I’ve been telling a lot of people this – I feel it might sound false, but the truth of the matter is that every time we got on the phone with the client it was a laugh riot. Victoria [Alonso, executive producer] and Kevin [Feige, producer] at Marvel had such a desire to make an honest movie from the material. They love what they do and it shows. When they got together with Joss [Whedon, director], you had a room full of people happy to talk about the details.

We’d be on phone calls and would have to wait a few minutes for everyone to stop laughing. It didn’t stop. It was one of those rare shows where everyone was happy to be there and working on the material. Everyone was eager to do a proper job.

Do you feel the film pushed the state of the art of visual effects?

In sheer raw scope alone, it challenged it. The second-act battle with the attack on the helicarrier and all the destruction is bigger than a lot of movies’ third-act battle. In the helicarrier attack, I think people would be surprised to see how much was not real. And then there was the third-act battle that ILM did. There was no reprieve, nowhere we could coast along.

What about at Weta? Did the film offer challenges for your studio?

For us, The Avengers pushed the bounds of what we typically do. We typically do a lot of creature work, and we did creature work on this film with the Iron Man asset. But we also had effects work. It gave us a chance to stretch. From blowing up engine three to the destruction on the mountaintop to leveling half a forest, it pushed the bounds of what we could do in simulation work.

What tools do you use for simulation?

We have our own tools that hook into a suit called Synapse written by some clever guys at Weta. We use that for higher-energy stuff. We also used a lot of [Autodesk] Maya for some of the fluid simulations. The explosion of engine three was a Maya fluid simulation.

How long did the crew work on the film?

We were on it for seven months. The crew started with 40 or 50 people and at peak we were 500. We were there for principal photography in Albuquerque and Cleveland. We shot the mountain battle in Albuquerque in a reserve. In Cleveland, we did the shots where Loki comes out of a museum — we being the production. In the Loki scene, there was a lot of stunt and rig work and they flipped a couple cars. For the fight between Captain America and Loki, they used a lot of stunt props that we tracked and replaced, and right at the end Iron Man shows up, so we did a digital Iron Man.
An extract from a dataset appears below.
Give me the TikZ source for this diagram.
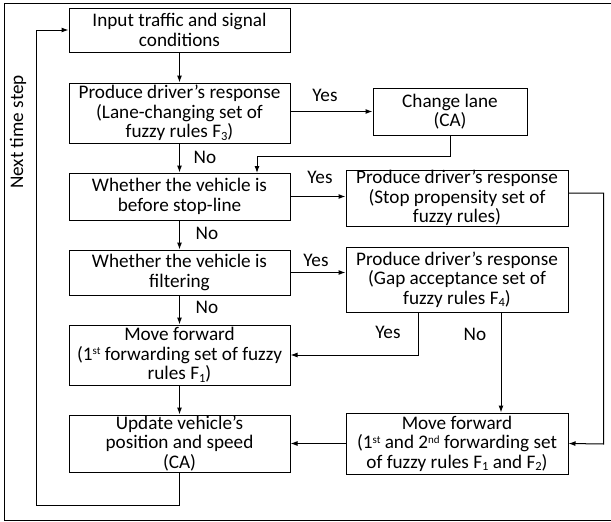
\documentclass[tikz,border=0pt]{standalone}
\usepackage{fontspec}
\setmainfont{Carlito}
\usetikzlibrary{arrows.meta,calc}
\newcommand\mysup[1]{\raisebox{5.5pt}{\fontsize{11}{11}\selectfont #1}}
\newcommand\mysub[1]{\raisebox{-2.5pt}{\fontsize{12.5}{12.5}\selectfont #1}}
\begin{document}
\begin{tikzpicture}[x=1pt,y=-1pt,
  box/.style={draw,line width=1pt,align=center,inner sep=0pt,font=\fontsize{19.2}{19.6}\selectfont},
  arr/.style={line width=1pt,-{Latex[length=7pt,width=5pt]}},
  lab/.style={font=\fontsize{19.2}{19.6}\selectfont}]
\useasboundingbox (0,0) rectangle (611,522);
\draw[line width=1pt] (616,3.5) -- (4,3.5) -- (4,520) -- (616,520);
\node[box,minimum width=221pt,minimum height=44pt] (b1) at (179.5,30) {Input traffic and signal\\conditions};
\node[box,minimum width=221pt,minimum height=60pt] (b2) at (179.5,113) {Produce driver’s response\\(Lane-changing set of\\fuzzy rules F\mysub{3})};
\node[box,minimum width=221pt,minimum height=47pt] (b3) at (179.5,196.5) {Whether the vehicle is\\before stop-line};
\node[box,minimum width=221pt,minimum height=45pt] (b4) at (179.5,272.5) {Whether the vehicle is\\filtering};
\node[box,minimum width=221pt,minimum height=60pt] (b5) at (179.5,355) {Move forward\\(1\mysup{st} forwarding set of fuzzy\\rules F\mysub{1})};
\node[box,minimum width=221pt,minimum height=57pt] (b6) at (179.5,443.5) {Update vehicle’s\\position and speed\\(CA)};
\node[box,minimum width=154pt,minimum height=47pt] (cl) at (450,111.5) {Change lane\\(CA)};
\node[box,minimum width=222pt,minimum height=56pt] (sp) at (457,198) {Produce driver’s response\\(Stop propensity set of\\fuzzy rules)};
\node[box,minimum width=222pt,minimum height=65pt] (ga) at (457,279.5) {Produce driver’s response\\(Gap acceptance set of\\fuzzy rules F\mysub{4})};
\node[box,minimum width=222pt,minimum height=61pt] (mf) at (457,443.5) {Move forward\\(1\mysup{st} and 2\mysup{nd} forwarding set\\of fuzzy rules F\mysub{1} and F\mysub{2})};
\node[lab,rotate=90] (nts) at (18,132) {Next time step};
% connectors
\draw[arr] (b1) -- (b2);
\draw[arr] (b2) -- (b3);
\draw[arr] (b3) -- (b4);
\draw[arr] (b4) -- (b5);
\draw[arr] (b5) -- (b6);
\draw[arr] (b2.east |- cl.west) -- (cl.west);
\draw[arr] (cl.south) |- (257,156) -- (257,173);
\draw[arr] (b3.east) -- (sp.west |- b3.east);
\draw[arr] (b4.east) -- (ga.west |- b4.east);
\draw[arr] (418,312) |- (b5.east);
\draw[arr] (501,312) -- (mf.north -| 501,0);
\draw[arr] (sp.east |- 0,193) -| (603.5,444) -- (mf.east);
\draw[arr] (mf.west) -- (b6.east);
\draw[arr] (b6.south) |- (36,505) |- (b1.west);
% labels
\node[lab] (y1) at (325,95) {Yes};
\node[lab] (n1) at (205,157) {No};
\node[lab] (y2) at (320,177) {Yes};
\node[lab] (n2) at (207,233) {No};
\node[lab] (y3) at (316,260) {Yes};
\node[lab] (n3) at (207,307) {No};
\node[lab] (y4) at (388,332) {Yes};
\node[lab] (n4) at (475,334) {No};
\end{tikzpicture}
\end{document}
Did you do the Iron Man suit from scratch?

We did most of the Mark 7 shots in this film — the stuff with Iron Man fighting Thor and fixing the engine. ILM did the scene when the suit gets taken off. We started with ILM’s model for the Mark 7, which was at the end of Iron Man 2.

This industry, especially at the high end, is very proprietary. But we had a really good working relationship with ILM and with [ILM visual effects supervisor] Jeff White. They were very open and honest and eager to help us. We took as much as we could. So, it was pretty much their model, but we had to change it to make it work in our system.
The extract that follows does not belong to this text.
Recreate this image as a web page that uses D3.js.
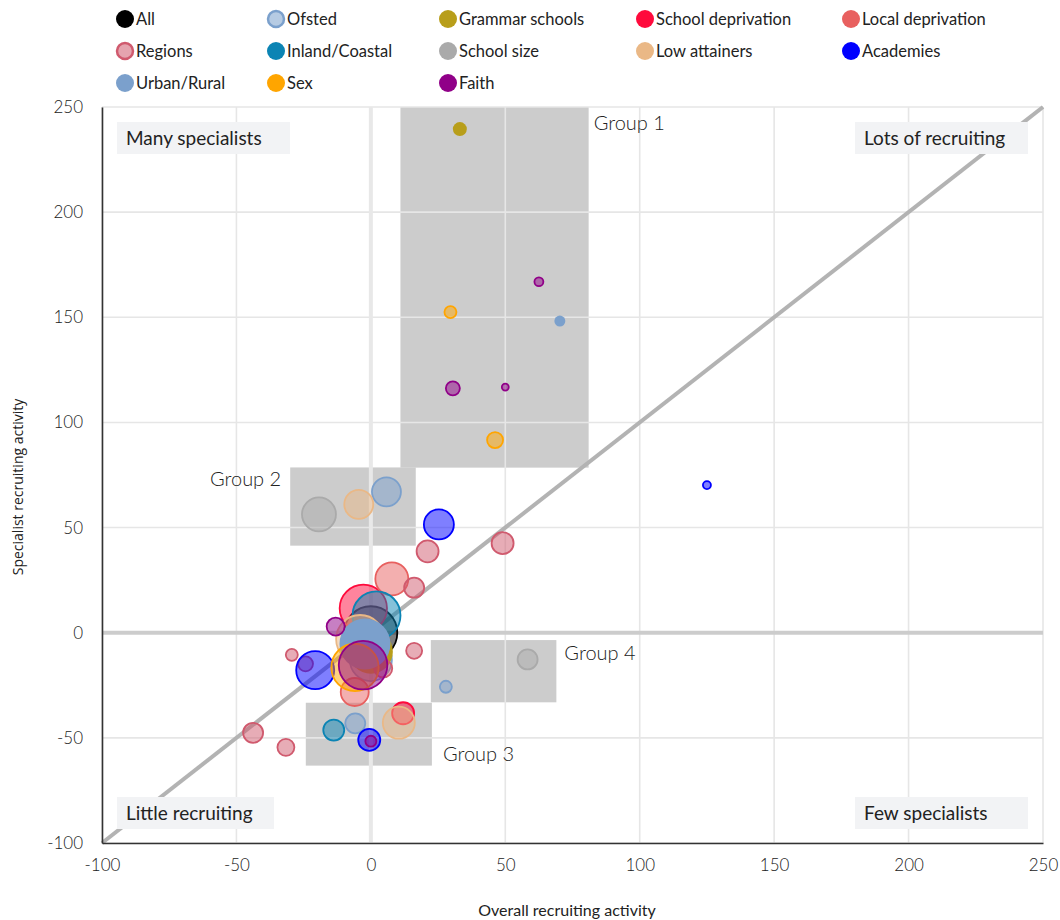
<!DOCTYPE html>
<html><head><meta charset="utf-8">
<script src="https://cdn.jsdelivr.net/npm/d3@7"></script>
<style>
body{margin:0;background:#fff;}
svg text{font-family:Lato,"Noto Sans","DejaVu Sans",sans-serif;fill:#222;}
</style>
</head><body>
<svg id="chart" width="1060" height="920"></svg>
<script>
// ---------- DATA ----------
const seriesNames = ["All","Ofsted","Grammar schools","School deprivation","Local deprivation","Regions","Inland/Coastal","School size","Low attainers","Academies","Urban/Rural","Sex","Faith"];
const seriesColors = ["#000000","#7ba0cc","#b89e1a","#ff0a3c","#e8605f","#d05a6e","#0b84b4","#aaaaaa","#eab886","#0000ff","#7ba0cc","#ffa500","#900088"];

const allX = [0],            allY = [0],            allSize = [700];
const ofstedX = [5.8, 27.9, -5.8, 0],  ofstedY = [67, -25.7, -43.1, -13],  ofstedSize = [210, 36, 100, 441];
const grammarX = [33.1, 0],  grammarY = [239.5, -9],  grammarSize = [49, 484];
const schoolDepX = [-2.8, 12], schoolDepY = [11.6, -38.3], schoolDepSize = [560, 121];
const localDepX = [7.8, -6], localDepY = [25.6, -28.2], localDepSize = [272, 196];
const regionsX = [21.1, 49, 16.1, 16.1, 4.6, -24.3, -29.4, -43.8, -31.6];
const regionsY = [38.7, 42.6, 21.4, -8.6, -17, -14.8, -10.5, -47.6, -54.5];
const regionsSize = [121, 121, 100, 64, 81, 56, 36, 100, 72];
const inlandX = [2.1, -13.8], inlandY = [8.2, -46.3], inlandSize = [576, 110];
const schoolSizeX = [-19.3, 58.3], schoolSizeY = [56.3, -12.7], schoolSizeSize = [289, 100];
const lowAttX = [-4.5, 10.4, -4], lowAttY = [61, -42.8, -3], lowAttSize = [210, 256, 576];
const academiesX = [25.3, 125, -20.7, -0.6], academiesY = [51.5, 70.2, -17.8, -51], academiesSize = [225, 16, 361, 121];
const urbanX = [70.3, -2.2], urbanY = [148.2, -5.4], urbanSize = [30, 650];
const sexX = [29.6, 46.2, -5.9], sexY = [152.5, 91.6, -16.5], sexSize = [36, 64, 560];
const faithX = [62.5, 30.5, 50, -13.1, 0, -2.9], faithY = [166.9, 116.2, 116.8, 2.9, -51.6, -15.4], faithSize = [20, 49, 12, 81, 30, 590];

const xTicks = [-100,-50,0,50,100,150,200,250];
const yTicks = [-100,-50,0,50,100,150,200,250];

const groupNames = ["Group 1","Group 2","Group 3","Group 4"];
const groupX0 = [11, -30, -24.2, 22.3], groupX1 = [81, 16.7, 22.7, 69];
const groupY0 = [78.5, 41.4, -63.2, -33.1], groupY1 = [250, 78.6, -33.3, -3.5];

const quadLabels = ["Many specialists","Lots of recruiting","Little recruiting","Few specialists"];
const xTitle = "Overall recruiting activity";
const yTitle = "Specialist recruiting activity";

// ---------- BUILD ----------
const seriesData = [
  [allX, allY, allSize], [ofstedX, ofstedY, ofstedSize], [grammarX, grammarY, grammarSize],
  [schoolDepX, schoolDepY, schoolDepSize], [localDepX, localDepY, localDepSize],
  [regionsX, regionsY, regionsSize], [inlandX, inlandY, inlandSize], [schoolSizeX, schoolSizeY, schoolSizeSize],
  [lowAttX, lowAttY, lowAttSize], [academiesX, academiesY, academiesSize], [urbanX, urbanY, urbanSize],
  [sexX, sexY, sexSize], [faithX, faithY, faithSize]
];
const opaqueSeries = new Set(["Grammar schools","Urban/Rural"]);
const ringLegend = new Set(["Ofsted","Regions"]);

const points = [];
seriesData.forEach((s, i) => {
  s[0].forEach((x, j) => points.push({series: seriesNames[i], color: seriesColors[i], x, y: s[1][j], size: s[2][j]}));
});

const svg = d3.select("#chart");
const M = {left: 102, right: 1043, top: 107, bottom: 843};
const x = d3.scaleLinear().domain([-100, 250]).range([M.left, M.right]);
const y = d3.scaleLinear().domain([-100, 250]).range([M.bottom, M.top]);
const r = d3.scaleSqrt().domain([0, 1000]).range([0, Math.sqrt(1000)]);

// group rectangles
svg.append("g").selectAll("rect").data(groupNames).join("rect")
  .attr("x", (d,i) => x(groupX0[i])).attr("y", (d,i) => y(groupY1[i]))
  .attr("width", (d,i) => x(groupX1[i]) - x(groupX0[i]))
  .attr("height", (d,i) => y(groupY0[i]) - y(groupY1[i]))
  .attr("fill", "#cccccc");

// grid
const grid = svg.append("g");
grid.selectAll(".gx").data(xTicks).join("line")
  .attr("x1", d => x(d)).attr("x2", d => x(d)).attr("y1", M.top).attr("y2", M.bottom)
  .attr("stroke", "#e6e6e6").attr("stroke-width", 1.6);
grid.selectAll(".gy").data(yTicks).join("line")
  .attr("y1", d => y(d)).attr("y2", d => y(d)).attr("x1", M.left).attr("x2", M.right)
  .attr("stroke", "#e6e6e6").attr("stroke-width", 1.6);
// zero lines
grid.append("line").attr("x1", x(0)).attr("x2", x(0)).attr("y1", M.top).attr("y2", M.bottom)
  .attr("stroke", "#e8e8e8").attr("stroke-width", 4);
grid.append("line").attr("y1", y(0)).attr("y2", y(0)).attr("x1", M.left).attr("x2", M.right)
  .attr("stroke", "#cccccc").attr("stroke-width", 4);
// diagonal
grid.append("line").attr("x1", x(-100)).attr("y1", y(-100)).attr("x2", x(250)).attr("y2", y(250))
  .attr("stroke", "#b3b3b3").attr("stroke-width", 4);

// axes
const fmt = d => String(d);
const xAxis = svg.append("g").attr("transform", `translate(0,${M.bottom})`)
  .call(d3.axisBottom(x).tickValues(xTicks).tickFormat(fmt).tickSize(0).tickPadding(16));
const yAxis = svg.append("g").attr("transform", `translate(${M.left},0)`)
  .call(d3.axisLeft(y).tickValues(yTicks).tickFormat(fmt).tickSize(0).tickPadding(19));
[xAxis, yAxis].forEach(a => {
  a.select(".domain").attr("stroke", "#333").attr("stroke-width", 1.6);
  a.selectAll("text").style("font-family", "Lato,sans-serif").style("font-weight", 300)
    .style("font-size", "17px").attr("fill", "#333");
});

// quadrant label boxes
const quadPos = [
  {bx: M.left + 15, by: M.top + 15, w: 173},
  {bx: M.right - 15 - 173, by: M.top + 15, w: 173},
  {bx: M.left + 15, by: M.bottom - 14 - 32, w: 157},
  {bx: M.right - 15 - 173, by: M.bottom - 14 - 32, w: 173}
];
const qg = svg.append("g").selectAll("g").data(quadLabels).join("g");
qg.append("rect").attr("x", (d,i) => quadPos[i].bx).attr("y", (d,i) => quadPos[i].by)
  .attr("width", (d,i) => quadPos[i].w).attr("height", 32).attr("fill", "#f2f3f5");
qg.append("text").attr("x", (d,i) => quadPos[i].bx + 9).attr("y", (d,i) => quadPos[i].by + 23)
  .style("font-size", "19px").attr("fill", "#111").text(d => d);

// group labels
const gl = svg.append("g");
const glPos = [
  (i) => ({tx: x(groupX1[i]) + 5, ty: y(groupY1[i]) + 23, anchor: "start"}),
  (i) => ({tx: x(groupX0[i]) - 9, ty: y(groupY1[i]) + 19, anchor: "end"}),
  (i) => ({tx: x(groupX1[i]) + 11, ty: y(groupY0[i]) - 5, anchor: "start"}),
  (i) => ({tx: x(groupX1[i]) + 8, ty: y(groupY1[i]) + 20, anchor: "start"})
];
groupNames.forEach((g, i) => {
  const p = glPos[i](i);
  gl.append("text").attr("x", p.tx).attr("y", p.ty).attr("text-anchor", p.anchor)
    .style("font-size", "20px").style("font-weight", 300).attr("fill", "#222").text(g);
});

// points
svg.append("g").selectAll("circle").data(points).join("circle")
  .attr("cx", d => x(d.x)).attr("cy", d => y(d.y)).attr("r", d => r(d.size))
  .attr("fill", d => d.color)
  .attr("fill-opacity", d => opaqueSeries.has(d.series) ? 1 : 0.5)
  .attr("stroke", d => opaqueSeries.has(d.series) ? "none" : d.color)
  .attr("stroke-width", 1.8);

// axis titles
svg.append("text").attr("x", 567).attr("y", 916).attr("text-anchor", "middle")
  .style("font-size", "16px").attr("fill", "#111").text(xTitle);
svg.append("text").attr("transform", "translate(23,487) rotate(-90)").attr("text-anchor", "middle")
  .style("font-family", "'Open Sans',sans-serif").style("font-size", "14px").attr("fill", "#111").text(yTitle);

// legend
const legCols = [125, 276, 448, 645, 851];
const legRows = [19, 51, 83];
const lg = svg.append("g").selectAll("g").data(seriesNames).join("g")
  .attr("transform", (d,i) => `translate(${legCols[i % 5]},${legRows[Math.floor(i / 5)]})`);
lg.append("circle").attr("r", d => ringLegend.has(d) ? 8 : 9)
  .attr("fill", (d,i) => ringLegend.has(d) ? d3.interpolateRgb(seriesColors[i], "#fff")(0.45) : seriesColors[i])
  .attr("stroke", (d,i) => ringLegend.has(d) ? seriesColors[i] : "none").attr("stroke-width", 2.5);
lg.append("text").attr("x", 11).attr("y", 6).style("font-size", "16.5px").attr("fill", "#222").text(d => d);
</script>
</body></html>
Did you write new shaders to master the metal?

Totally did. The metal wasn’t hard, but making it look real – all that grime, dirt, the legacy of having been around on the earth. It was mostly art direction, getting the maps painted. All the stuff that looks red needed a kind of multilayer paint like on cars. There is metal like aluminum underneath, a translucent layer of red enamel that scatters light differently, a reflective clear varnish on top. It was a bit of a challenge. The clear coat wanted to fight the base coat. If you get red wrong one way it looks purple, and if you get it wrong the other way it looks gray. We wrote the shaders again for Iron Man 3. We can never be satisfied with where we were last.

The other thing we learned is that you have to bit the bullet and do a lot of ray-tracing. It was expensive, but that’s what it takes to look real.

How did it feel to receive your first Oscar nomination?

I don’t think it’s properly set in. I can’t fathom the scope. I feel incredibly fortunate to do the job in the first place. When you’re fortunate enough to do a job you love and then have people recognize that work, it’s a bonus.

How was the Oscar nominees’ luncheon?

I stood next to Anne Hathaway. It was surreal. I didn’t know if I was asleep or awake.